More than 35% of companies worldwide test their disaster recovery (DR) plans once a year or less, according to Symantec. These were the findings in the security firm's annual IT Disaster Recovery survey, which interviewed 1 650 organisations in 24 countries, including SA.
“There appears to be a gulf emerging between those companies with a rigorous testing regime and those that appear to be content to do the absolute minimum,” says Gordon Love, Symantec regional director for Africa.
A Symantec statement says the top two reasons why respondents failed to test their DR systems were the impact such tests would have on their customers (40%), and the effect on sales and revenue (27%).
“This need not be the case,” adds Love. “It is possible to build testing systems in such a way that they can be run frequently without disrupting business operations. Greater automation in the testing process is key to ensuring that these tests have a minimal impact on the business.”
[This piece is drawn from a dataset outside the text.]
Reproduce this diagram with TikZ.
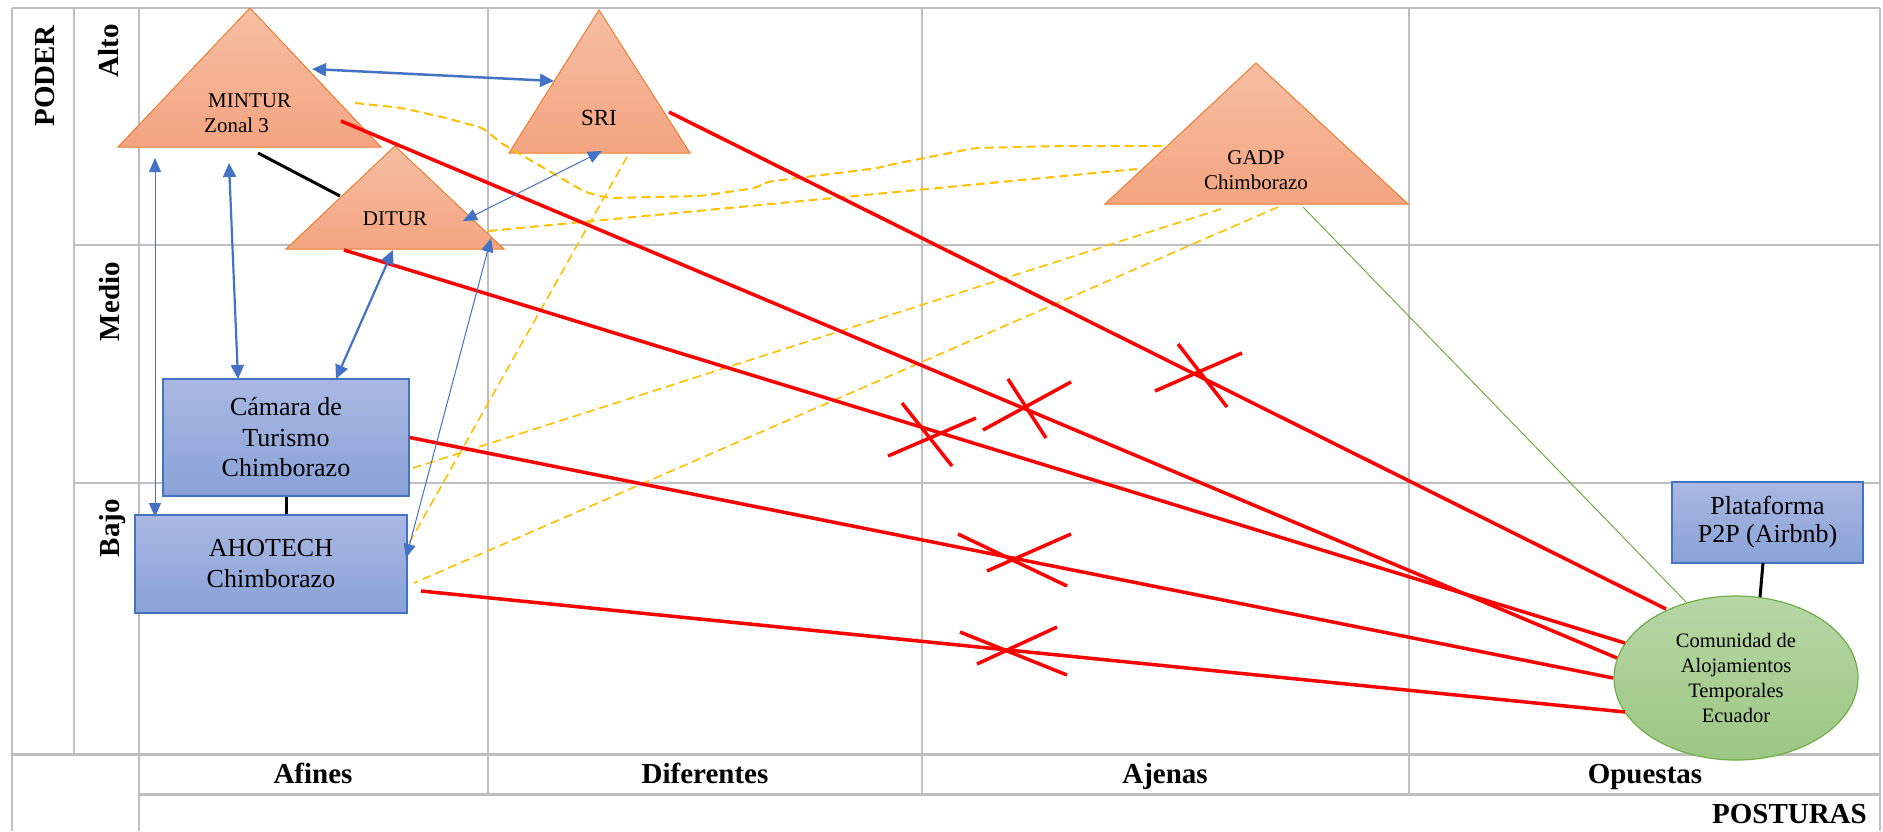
\documentclass[tikz,border=0pt]{standalone}
\usepackage{fontspec}
\setmainfont{Liberation Serif}
\usetikzlibrary{arrows.meta,shapes.geometric}
\definecolor{gridc}{HTML}{BFBFBF}
\definecolor{tribd}{HTML}{ED7D31}
\definecolor{tritop}{RGB}{246,190,163}
\definecolor{tribot}{RGB}{244,164,128}
\definecolor{boxtop}{RGB}{170,184,226}
\definecolor{boxbot}{RGB}{137,162,215}
\definecolor{boxbd}{HTML}{4472C4}
\definecolor{elltop}{RGB}{183,215,166}
\definecolor{ellbot}{RGB}{156,199,131}
\definecolor{ellbd}{HTML}{70AD47}
\definecolor{arrc}{HTML}{4472C4}
\definecolor{dashc}{HTML}{FFC000}
\begin{document}
\begin{tikzpicture}[x=1pt,y=-1pt,
  gridl/.style={draw=gridc,line width=2pt},
  tri/.style={draw=tribd,line width=1pt,top color=tritop,bottom color=tribot},
  trilabel/.style={inner sep=0pt,align=center,font=\fontsize{21}{25}\selectfont},
  bluebox/.style={rectangle,draw=boxbd,line width=1.3pt,top color=boxtop,bottom color=boxbot,inner sep=0pt,align=center},
  hdr/.style={font=\fontsize{29}{34}\selectfont\bfseries,inner sep=0pt},
  rline/.style={draw=red,line width=3.5pt},
  xmark/.style={draw=red,line width=3.5pt},
  blk/.style={draw=black,line width=3pt},
  dline/.style={draw=dashc,line width=2pt,dash pattern=on 9pt off 5pt},
  dlinet/.style={draw=dashc,line width=1.6pt,dash pattern=on 9pt off 5pt},
  greenl/.style={draw=ellbd,line width=1pt},
  barrow/.style={draw=arrc,line width=2.5pt,{Triangle[length=14pt,width=13pt]}-{Triangle[length=14pt,width=13pt]}},
  tarrow/.style={draw=arrc,line width=1pt,{Triangle[length=14pt,width=12pt]}-{Triangle[length=14pt,width=12pt]}}
]
\useasboundingbox (0,0) rectangle (1883,831);
\fill[white] (0,0) rectangle (1883,831);

% ---------- grid ----------
\draw[gridl] (12,8) -- (1880,8);
\draw[gridl] (12,8) -- (12,831);
\draw[gridl] (139,8) -- (139,831);
\draw[gridl] (1880,8) -- (1880,831);
\draw[gridl] (74,8) -- (74,754);
\foreach \x in {488,922,1409} \draw[gridl] (\x,8) -- (\x,794);
\draw[gridl] (74,245) -- (1880,245);
\draw[gridl] (74,483) -- (1880,483);
\draw[gridl,line width=3pt] (12,754) -- (1880,754);
\draw[gridl,line width=3pt] (139,794) -- (1880,794);

% ---------- headers ----------
\node[hdr,rotate=90,anchor=base east] (poder) at (54,25) {PODER};
\node[hdr,rotate=90,anchor=base east] (alto) at (118,24) {Alto};
\node[hdr,rotate=90,anchor=base east] (medio) at (119,262) {Medio};
\node[hdr,rotate=90,anchor=base east] (bajo) at (119,499) {Bajo};
\node[hdr,anchor=base] (afines) at (313,783) {Afines};
\node[hdr,anchor=base] (diferentes) at (705,783) {Diferentes};
\node[hdr,anchor=base] (ajenas) at (1165,783) {Ajenas};
\node[hdr,anchor=base] (opuestas) at (1645,783) {Opuestas};
\node[hdr,anchor=base east] (posturas) at (1867,823) {POSTURAS};

% ---------- triangles ----------
\draw[tri] (250,8) -- (381,147) -- (118,147) -- cycle;
\node[trilabel,align=left,anchor=west] (mintur) at (204,113.5) {\hspace*{4pt}MINTUR\\Zonal 3};
\draw[tri] (599,10) -- (690,153) -- (509,153) -- cycle;
\node[trilabel,font=\fontsize{23}{27}\selectfont] (sri) at (599,118) {SRI};
\draw[tri] (395,146) -- (504,249) -- (286,249) -- cycle;
\node[trilabel] (ditur) at (395,219) {DITUR};
\draw[tri] (1256,63) -- (1408,204) -- (1105,204) -- cycle;
\node[trilabel] (gadp) at (1256,170.5) {GADP\\Chimborazo};

% ---------- boxes ----------
\node[bluebox,minimum width=246pt,minimum height=117pt,font=\fontsize{26}{30.5}\selectfont] (cam) at (286,437.5) {Cámara de\\Turismo\\Chimborazo};
\node[bluebox,minimum width=272pt,minimum height=98pt,font=\fontsize{26}{31}\selectfont] (ahotech) at (271,564) {AHOTECH\\Chimborazo};
\node[bluebox,minimum width=191pt,minimum height=81pt,font=\fontsize{26}{28}\selectfont] (p2p) at (1767.5,522.5) {Plataforma\\P2P (Airbnb)};

% ---------- connector end points ----------
\coordinate (mintur-r) at (341,121);
\coordinate (sri-r) at (669,112);
\coordinate (ditur-r) at (344,250);
\coordinate (ahotech-r) at (421,591);
\coordinate (com-a) at (1666,609);
\coordinate (com-b) at (1617,658);
\coordinate (com-c) at (1625,643);
\coordinate (com-d) at (1613,678);
\coordinate (com-e) at (1625,712);
\coordinate (com-g) at (1686,602);
\coordinate (com-p) at (1760,597);
\coordinate (p2p-s) at (1763,563);
\coordinate (gadp-g) at (1303,207);
\coordinate (mintur-k) at (258,153);
\coordinate (ditur-k) at (340,196);

% ---------- ellipse ----------
\node[ellipse,draw=ellbd,line width=1.2pt,top color=elltop,bottom color=ellbot,minimum width=244pt,minimum height=164pt,inner sep=0pt,align=center,font=\fontsize{20.5}{24.7}\selectfont] (com) at (1736,678) {Comunidad de\\Alojamientos\\Temporales\\Ecuador};

% ---------- dashed orange ----------
\coordinate (mintur-d) at (355,103);
\coordinate (gadp-d1) at (1169,146);
\coordinate (ditur-d) at (488,231);
\coordinate (gadp-d2) at (1137,169);
\coordinate (sri-d) at (627,157);
\coordinate (ahotech-d1) at (408,545);
\coordinate (gadp-d3) at (1221,209);
\coordinate (cam-d) at (413,468);
\coordinate (gadp-d4) at (1278,207);
\coordinate (ahotech-d2) at (414,583);
\draw[dline,rounded corners=6pt] (mintur-d) -- (402,108) -- (446,118) -- (483,128) -- (501,143) -- (585,192) -- (608,198) -- (700,196) -- (756,188) -- (766,182) -- (878,168) -- (889,165) -- (975,148) -- (1062,146) -- (gadp-d1);
\draw[dline] (ditur-d) -- (gadp-d2);
\draw[dlinet] (sri-d) -- (ahotech-d1);
\draw[dlinet] (gadp-d3) -- (cam-d);
\draw[dlinet] (gadp-d4) -- (ahotech-d2);

% ---------- green ----------
\draw[greenl] (gadp-g) -- (com-g);

% ---------- red lines ----------
\draw[rline] (sri-r) -- (com-a);
\draw[rline] (mintur-r) -- (com-b);
\draw[rline] (ditur-r) -- (com-c);
\draw[rline] (cam.east) -- (com-d);
\draw[rline] (ahotech-r) -- (com-e);

% ---------- red crosses ----------
\draw[xmark] (902,403) -- (952,466) (888,456) -- (976,418);
\draw[xmark] (1008,379) -- (1046,438) (983,430) -- (1071,382);
\draw[xmark] (1178,344) -- (1227,407) (1155,391) -- (1242,353);
\draw[xmark] (958,534) -- (1067,586) (987,571) -- (1071,534);
\draw[xmark] (960,632) -- (1067,675) (977,664) -- (1057,627);

% ---------- black ----------
\draw[blk] (mintur-k) -- (ditur-k);
\draw[blk] (cam.south) -- (cam.south |- ahotech.north);
\draw[blk] (p2p-s) -- (com-p);

% ---------- blue arrows ----------
\coordinate (mintur-a1) at (312,69);
\coordinate (sri-a1) at (554,81);
\coordinate (mintur-a2) at (155,158);
\coordinate (ahotech-a2) at (155,517);
\coordinate (mintur-a3) at (229,163);
\coordinate (cam-a3) at (238,379);
\coordinate (ditur-a4) at (393,250);
\coordinate (cam-a4) at (336,379);
\coordinate (ditur-a5) at (463,221);
\coordinate (sri-a5) at (602,151);
\coordinate (ahotech-a6) at (406,558);
\coordinate (ditur-a6) at (491,238);
\draw[barrow] (mintur-a1) -- (sri-a1);
\draw[tarrow] (mintur-a2) -- (ahotech-a2);
\draw[barrow,line width=2.2pt] (mintur-a3) -- (cam-a3);
\draw[barrow,line width=2.2pt] (ditur-a4) -- (cam-a4);
\draw[tarrow] (ditur-a5) -- (sri-a5);
\draw[tarrow] (ahotech-a6) -- (ditur-a6);
\end{tikzpicture}
\end{document}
Other reasons cited included the lack of resources in terms of people's time (48%), the disruption DR tests would cause to employees (44%), and budget constraints (44%).
Symantec concludes that regardless of the reasons companies are failing to test their DR plans, concerns over the costs of downtime are rising.
"The surging cost of downtime places greater emphasis on business, which means more pressure on IT,“ says Rob Soderbery, senior VP of Symantec's storage and availability management group.
“If organisations are not protecting virtual environments, not testing their DR plans and seeing one out every four tests fail, then something needs to change to better manage risk to the business. “Organisations should implement solutions that address these needs while allowing them to leverage existing assets.”